Search code examples
pythonartificial-intelligencetensorflow2.0

Tensorflow creating images with AI


I'm a beginner in datascience and tensorflow, so, as a test of my "skills" I wanted to try and make an AI that you give a number to and then gives back a 28x28 pixel image of that number. It is possible to do this the other way around, so I figured, why not? So the code works pretty well actually, but the accuracy of the AI is very low, so low in fact that it just returns random pixels. Is there any way to make this AI more accurate, apart from maybe doing like 100 epochs or something? Heres the code I'm using:

import tensorflow as tf
import tensorflow.keras as tk

import numpy as np
import matplotlib.pyplot as plt

(train_data, train_labels), (test_data, test_labels) = tk.datasets.mnist.load_data()

model = tk.Sequential([
                   tk.layers.Dense(64, activation='relu'),
                   tk.layers.Dense(64, activation='relu'),
                   tk.layers.Dense(784, activation='relu')])
                  
history = model.compile(optimizer = 'adam', loss = 'binary_crossentropy', metrics=['acc'])

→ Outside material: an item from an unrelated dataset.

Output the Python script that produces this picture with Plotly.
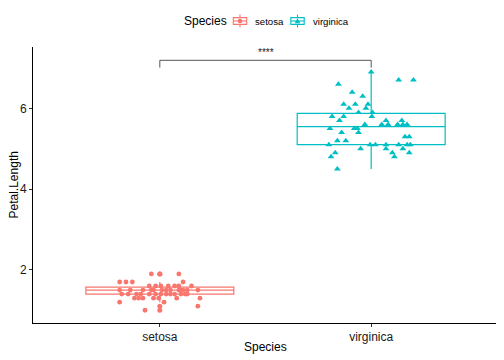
import numpy as np
import plotly.graph_objects as go

species = ["setosa", "virginica"]
colors = ["#F8766D", "#00BFC4"]

setosa_len = [1.0, 1.1, 1.2, 1.2,
              1.3, 1.3, 1.3, 1.3, 1.3, 1.3, 1.3,
              1.4, 1.4, 1.4, 1.4, 1.4, 1.4, 1.4, 1.4, 1.4, 1.4, 1.4, 1.4, 1.4,
              1.5, 1.5, 1.5, 1.5, 1.5, 1.5, 1.5, 1.5, 1.5, 1.5, 1.5, 1.5, 1.5,
              1.6, 1.6, 1.6, 1.6, 1.6, 1.6, 1.6,
              1.7, 1.7, 1.7, 1.7, 1.9, 1.9]
# jitter offsets (category units)
setosa_jit = [-0.07, 0.18, -0.19, 0.02,
              -0.12, -0.10, -0.08, -0.03, -0.005, 0.08, 0.19,
              -0.18, -0.15, -0.11, -0.09, -0.05, -0.02, 0.005, 0.05, 0.07, 0.10, 0.12, 0.13, 0.03,
              -0.19, 0.18, -0.08, -0.04, -0.03, 0.01, 0.03, 0.05, 0.09, 0.10, 0.11, -0.14, 0.13,
              -0.05, -0.02, 0.04, 0.07, 0.09, 0.15, 0.005,
              -0.19, -0.16, -0.13, 0.11, -0.04, 0.09]

virginica_len = [4.5, 4.8, 4.8, 4.9, 4.9, 4.9, 5.0, 5.0, 5.0,
                 5.1, 5.1, 5.1, 5.1, 5.1, 5.1, 5.1, 5.2, 5.2, 5.3, 5.3,
                 5.4, 5.4, 5.5, 5.5, 5.5, 5.6, 5.6, 5.6, 5.6, 5.6, 5.6,
                 5.7, 5.7, 5.7, 5.8, 5.8, 5.8, 5.9, 5.9, 6.0, 6.0,
                 6.1, 6.1, 6.1, 6.3, 6.4, 6.6, 6.7, 6.7, 6.9]
virginica_jit = [-0.16, -0.19, 0.11, -0.17, 0.10, 0.18, -0.05, 0.07, 0.15,
                 -0.20, -0.005, 0.02, 0.07, 0.13, 0.17, 0.185, -0.16, -0.12, 0.16, 0.18,
                 -0.14, -0.06, -0.195, -0.08, -0.065, -0.03, 0.15, 0.17, 0.05, 0.08, 0.125,
                 -0.15, 0.145, 0.07, 0.003, -0.185, -0.13, -0.06, 0.006, -0.025, -0.105,
                 -0.13, -0.015, -0.075, -0.04, -0.09, -0.155, 0.13, 0.20, 0.0]

values = [setosa_len, virginica_len]
jitters = [setosa_jit, virginica_jit]
symbols = ["circle", "triangle-up"]
sizes = [4.8, 6]

fig = go.Figure()

for i, sp in enumerate(species):
    vals = np.array(values[i])
    q1, med, q3 = np.percentile(vals, [25, 50, 75])
    iqr = q3 - q1
    lo = vals[vals >= q1 - 1.5 * iqr].min()
    hi = vals[vals <= q3 + 1.5 * iqr].max()
    outl = vals[(vals < lo) | (vals > hi)]
    xc = i + 1
    fig.add_trace(go.Box(
        x=[xc], q1=[q1], median=[med], q3=[q3], lowerfence=[lo], upperfence=[hi],
        name=sp, width=0.7, whiskerwidth=0, fillcolor="rgba(255,255,255,0)",
        line=dict(color=colors[i], width=1.2), boxpoints=False,
        showlegend=False, hoverinfo="skip"))
    if len(outl):
        fig.add_trace(go.Scatter(
            x=[xc] * len(outl), y=outl, mode="markers",
            marker=dict(color=colors[i], size=5, symbol="circle"),
            showlegend=False))
    fig.add_trace(go.Scatter(
        x=[xc + j for j in jitters[i]], y=values[i], mode="markers", name=sp,
        marker=dict(color=colors[i], size=sizes[i], symbol=symbols[i]),
        showlegend=False))

# significance bracket
br_y, br_tick = 7.19, 7.01
fig.add_trace(go.Scatter(x=[1, 1, 2, 2], y=[br_tick, br_y, br_y, br_tick], mode="lines",
                         line=dict(color="#555555", width=1), showlegend=False, hoverinfo="skip"))
fig.add_annotation(x=1.5, y=br_y, text="****", showarrow=False, yanchor="bottom", yshift=0,
                   font=dict(size=10, color="#222222"))

# plot-area geometry in window pixels (used for placing titles and legend)
PL, PR, PT, PB = 33, 498, 47, 323


def px(x):
    return (x - PL) / (PR - PL)


def py(y):
    return (PB - y) / (PB - PT)


# axis titles
fig.add_annotation(x=0.5, y=py(347), xref="paper", yref="paper", text="Species",
                   showarrow=False, xanchor="center", yanchor="middle", font=dict(size=12))
fig.add_annotation(x=px(13.5), y=0.5, xref="paper", yref="paper", text="Petal.Length",
                   showarrow=False, textangle=-90, xanchor="center", yanchor="middle",
                   font=dict(size=12), borderpad=0)

# legend (ggplot style: box key with the point symbol)
legend_y = 21
fig.add_annotation(x=px(182), y=py(legend_y), xref="paper", yref="paper", text="Species",
                   showarrow=False, xanchor="left", yanchor="middle", font=dict(size=12))
key_cx = [240, 297.5]
text_x = [254, 312]
for i, sp in enumerate(species):
    cx = key_cx[i]
    c = colors[i]
    fig.add_shape(type="rect", xref="paper", yref="paper",
                  x0=px(cx - 6.7), x1=px(cx + 6.7), y0=py(legend_y + 3.4), y1=py(legend_y - 3.4),
                  line=dict(color=c, width=1.1), fillcolor="white")
    fig.add_shape(type="line", xref="paper", yref="paper",
                  x0=px(cx), x1=px(cx), y0=py(legend_y - 3.4), y1=py(legend_y - 6.5),
                  line=dict(color=c, width=1.1))
    fig.add_shape(type="line", xref="paper", yref="paper",
                  x0=px(cx), x1=px(cx), y0=py(legend_y + 3.4), y1=py(legend_y + 6.5),
                  line=dict(color=c, width=1.1))
    fig.add_shape(type="line", xref="paper", yref="paper",
                  x0=px(cx - 6.7), x1=px(cx + 6.7), y0=py(legend_y), y1=py(legend_y),
                  line=dict(color=c, width=1.1))
    if symbols[i] == "circle":
        fig.add_shape(type="circle", xref="paper", yref="paper",
                      x0=px(cx - 2.3), x1=px(cx + 2.3), y0=py(legend_y + 2.3), y1=py(legend_y - 2.3),
                      line=dict(color=c, width=0), fillcolor=c)
    else:
        path = "M {:.5f} {:.5f} L {:.5f} {:.5f} L {:.5f} {:.5f} Z".format(
            px(cx - 2.8), py(legend_y + 2.2), px(cx + 2.8), py(legend_y + 2.2),
            px(cx), py(legend_y - 2.8))
        fig.add_shape(type="path", xref="paper", yref="paper", path=path,
                      line=dict(color=c, width=0), fillcolor=c)
    fig.add_annotation(x=px(text_x[i]), y=py(legend_y), xref="paper", yref="paper", text=sp,
                       showarrow=False, xanchor="left", yanchor="middle", font=dict(size=9.6),
                       borderpad=0)

# the page body adds an 8px offset, so the figure is 8px smaller and margins compensate
fig.update_layout(
    width=496, height=352,
    margin=dict(l=25, r=6, t=39, b=37, autoexpand=False),
    paper_bgcolor="white", plot_bgcolor="white",
    font=dict(family="Liberation Sans, Arial, sans-serif", color="#000000"),
    showlegend=False,
    xaxis=dict(range=[0.4, 2.6], tickvals=[1, 2], ticktext=species, automargin=False,
               showline=True, linecolor="#000000", linewidth=1,
               ticks="outside", ticklen=3, tickcolor="#333333", showgrid=False, zeroline=False,
               tickfont=dict(size=12, color="#1a1a1a")),
    yaxis=dict(range=[0.684, 7.52], tickvals=[2, 4, 6], automargin=False,
               showline=True, linecolor="#000000", linewidth=1,
               ticks="outside", ticklen=3, tickcolor="#333333", showgrid=False, zeroline=False,
               tickfont=dict(size=12, color="#1a1a1a")),
)

fig.write_html("out.html")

train_data = np.reshape(train_data, (60000, 784))
test_data = np.reshape(test_data, (-1, 784))

model.fit(train_labels, train_data, epochs=10, validation_data=(test_labels, test_data))

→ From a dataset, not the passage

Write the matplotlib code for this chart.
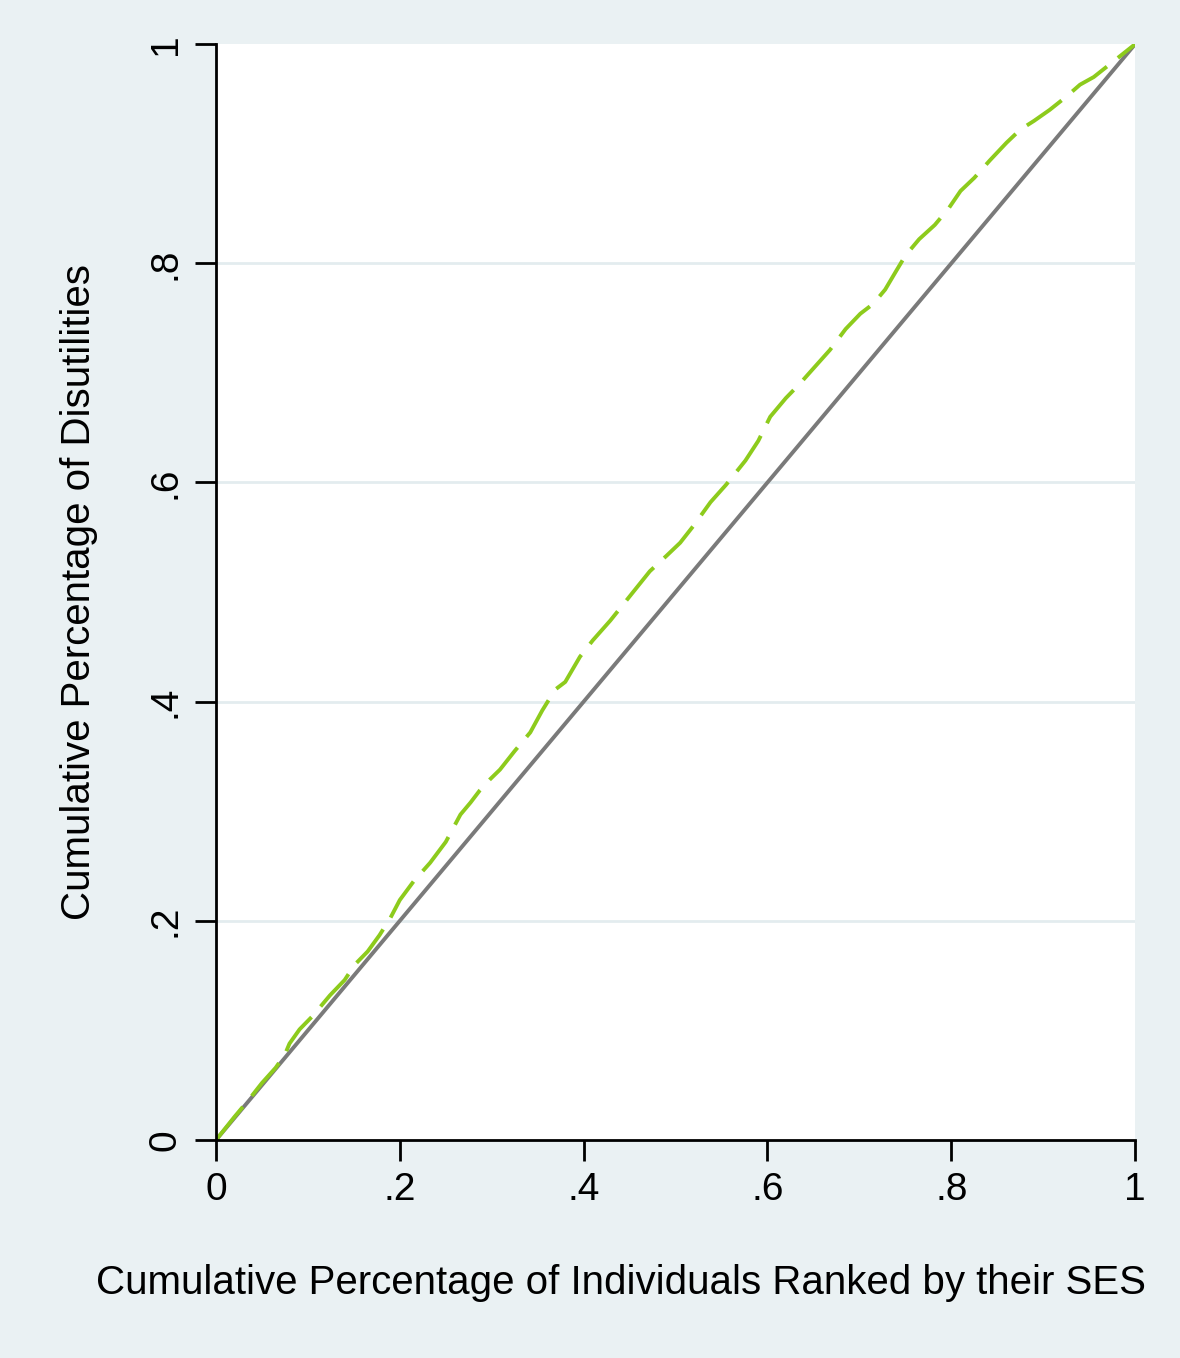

result = model.predict([2])

result = np.reshape(result, (28, 28))

plt.imshow(result)

plt.show()

I'm using google.colab since I havent yet been able to install tensorflow in my computer, maybe it has something to do with that. Thanks for any answers in advance!


Solution

  • This is very much possible, and has resulted in a vast area of research called Generative Adversarial Networks (GANs).

    First off, let me list the problems with your approach:

    1. You use a single number as input and expect the model to understand it. This does not practically work. It's better to use a representation called one-hot encoding.

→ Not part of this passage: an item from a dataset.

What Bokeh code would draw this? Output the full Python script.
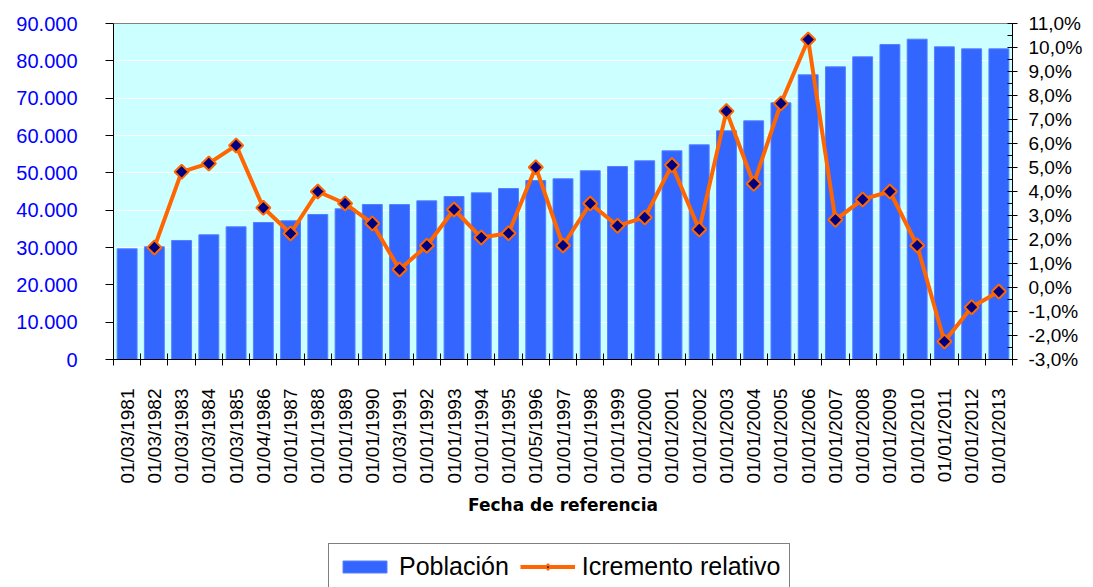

    2. For each label, multiple images exist. Mathematically, if the domain X consists of labels (one-hot encoded or not) and the range Y consists of images, the relationship is a one-to-many relationship, which can't be learned in a supervised fashion. By its very nature, supervised learning can be used to model only many-to-one relationships, or one-to-one relationships (although there is no point in using ML for this; dictionaries are a much better choice). Therefore, it is easy to predict labels for images, but impossible to generate images for labels using fully supervised approaches, unless you use only one image per label for training.

    The way GANs solve the problem in (2) is by generating a "probable" image given a set of random values. Variations of GANs allow specifying the exact value to generate.

    I suggest reading the paper that introduced GANs. Then try out the basic GAN before moving on to generate specific numbers.